The associations with both Exeter cathedral and Odo fitzGamelin are also significant in interpreting two occurrences of Vitalis as a byname in Exon (376a1, 376b1), which occur as the byname of one of Odo’s subtenants, Ralph , who held tiny estates at Stowford and Huish in west Devon in 1086. That the byname Vitalis here represents a patronymic and refers to Vitalis 8, as suspected by Lewis (1995: 137-8) and Keats-Rohan (1999: 344-5), is rendered more likely by the appearances of Radulfus Vitalis and Radulfo filio Vitalis as a witness to cathedral documents in the 1130s (Barlow 1996: 15, 22). There were also a Geoffrey Vitalis and both ‘Bernard and Vitalis the sons of Ralph’ occurring in the late 1120s or early 1130s (Exeter Book fo.5r; Barlow 1996: 17); but whether any of these, or the Sæwine who was the TRE antecessor on the estates that Ralph held from Odo in 1086, were connected with Vitalis 8 and his family remains a matter for speculation.

Drawing these threads together, Vitalis 8 must have been born in or probably before the mid-1040s; and, given his name and that of his son(s), he was almost certainly of continental and perhaps French rather than insular origin. Whether he arrived in association with Edward 15’s return to England when he became king in 1042 and how he acquired his lands in north-west Devon and Somerset are unknown; but he survived the Conquest and, albeit now as a subtenant, retained one of his original estates and acquired two more closer to Exeter, in which city he featured in the company of other local notables and ended his days as a member of the lay confraternity of its cathedral.

The only other man called Vitalis to hold land in southern England TRE was Vitalis 7, whose estates were nearly 50 miles from and very much larger than those of Vitalis 8 and passed to a different tenant-in-chief after the Conquest; furthermore, there is no clear evidence to suggest that Vitalis 7 was still alive in 1086. There is no reason to consider Vitalis 8 in connection with any other TRE or TRW man of that name.

Bibliography


Barlow 1996: English Episcopal Acta XI: Exeter 1046-1184, ed. F. Barlow (Oxford, 1996)

Exeter Book: Exeter, Cathedral Library, Dean and Chapter MS 3501

Gover et al. 1931-2: J. E. B. Gover, A. Mawer and F. M. Stenton, The Place-Names of Devon, 2 parts (Cambridge, 1931-2)
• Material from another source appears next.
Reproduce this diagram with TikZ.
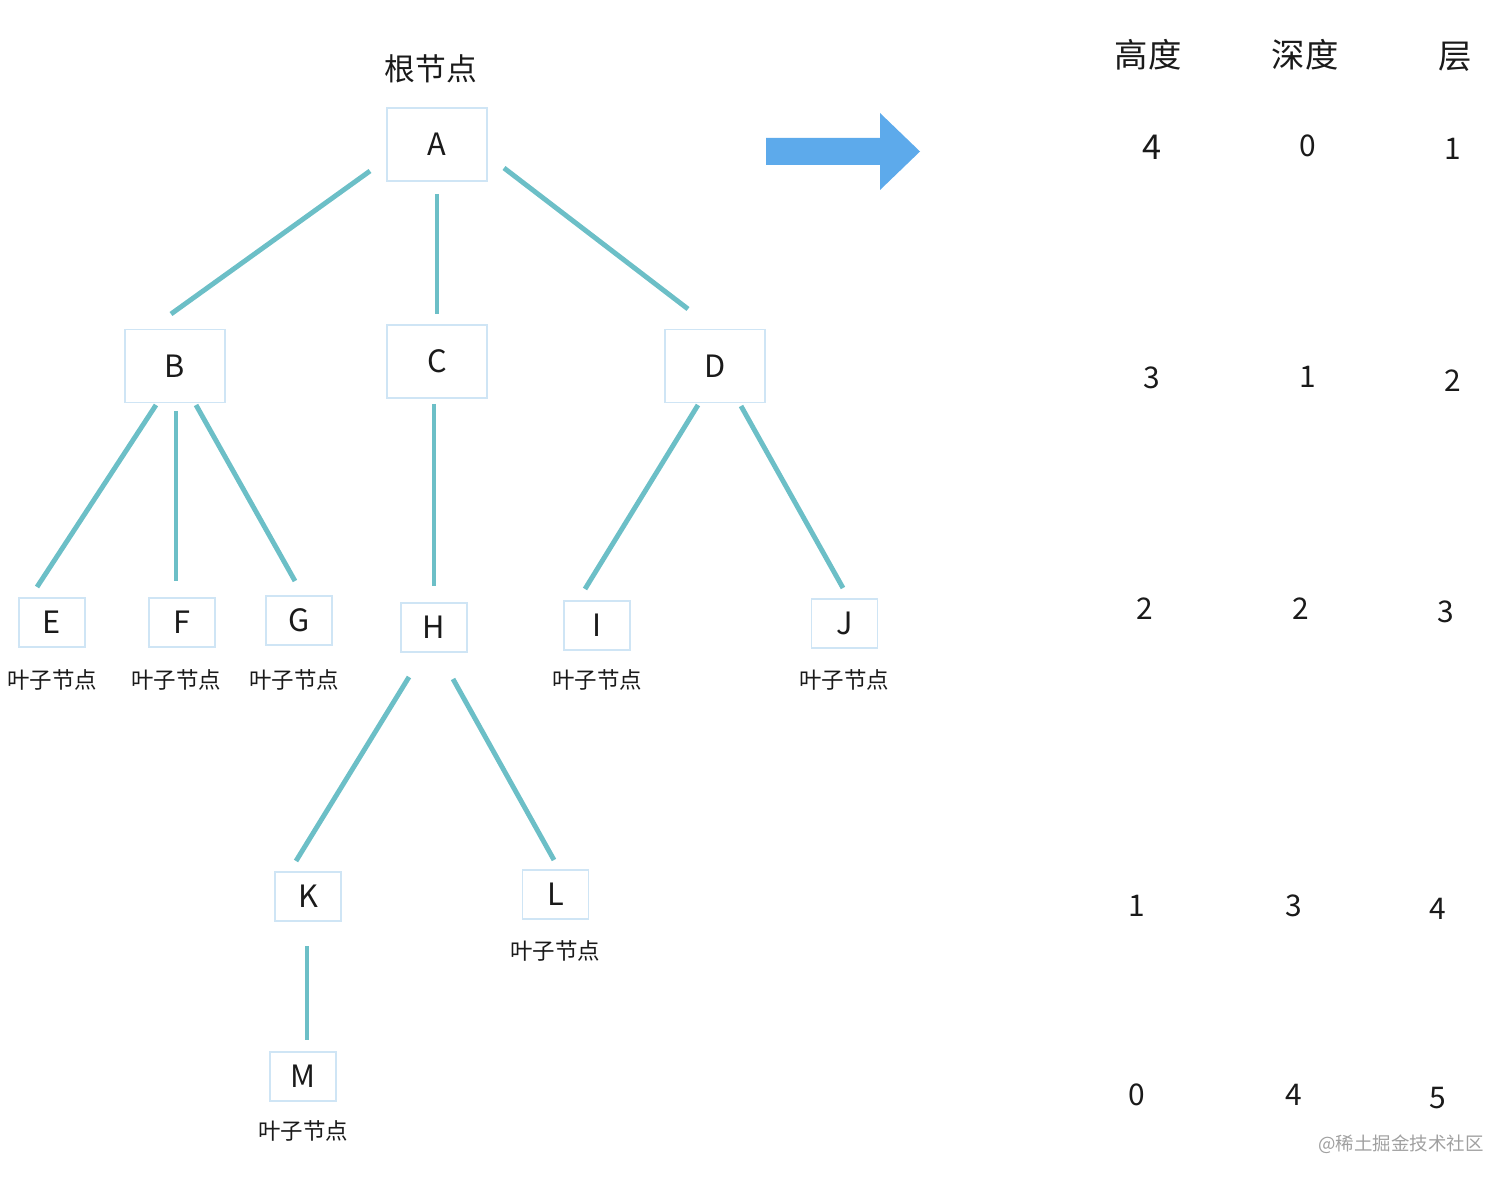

Keats-Rohan 1999: K. S. B. Keats-Rohan, Domesday People: A Prosopography of Persons Occurring in English Documents 1066-1166. I: Domesday Book (Woodbridge, 1999)

Lepine and Orme 2003: Death and Memory in Medieval Exeter, ed. D. Lepine and N. Orme (Exeter, 2003)

Lewis 1995: C. P. Lewis, ‘The French in England before the Norman Conquest’, Anglo-Norman Studies 17 (1995)

Pelteret 1990: D. A. E. Pelteret, Catalogue of English Post-Conquest Vernacular Documents (Woodbridge, 1990)

Probert 2002: D. W. Probert, ‘Church and landscape: a study in social transition in south-western Britain, A.D. c.400-c.1200’, unpublished PhD thesis (Birmingham, 2002)

Thorn and Thorn 1985: Domesday Book 9: Devon, ed. C. Thorn and F. Thorn, 2 vols. (Chichester, 1985)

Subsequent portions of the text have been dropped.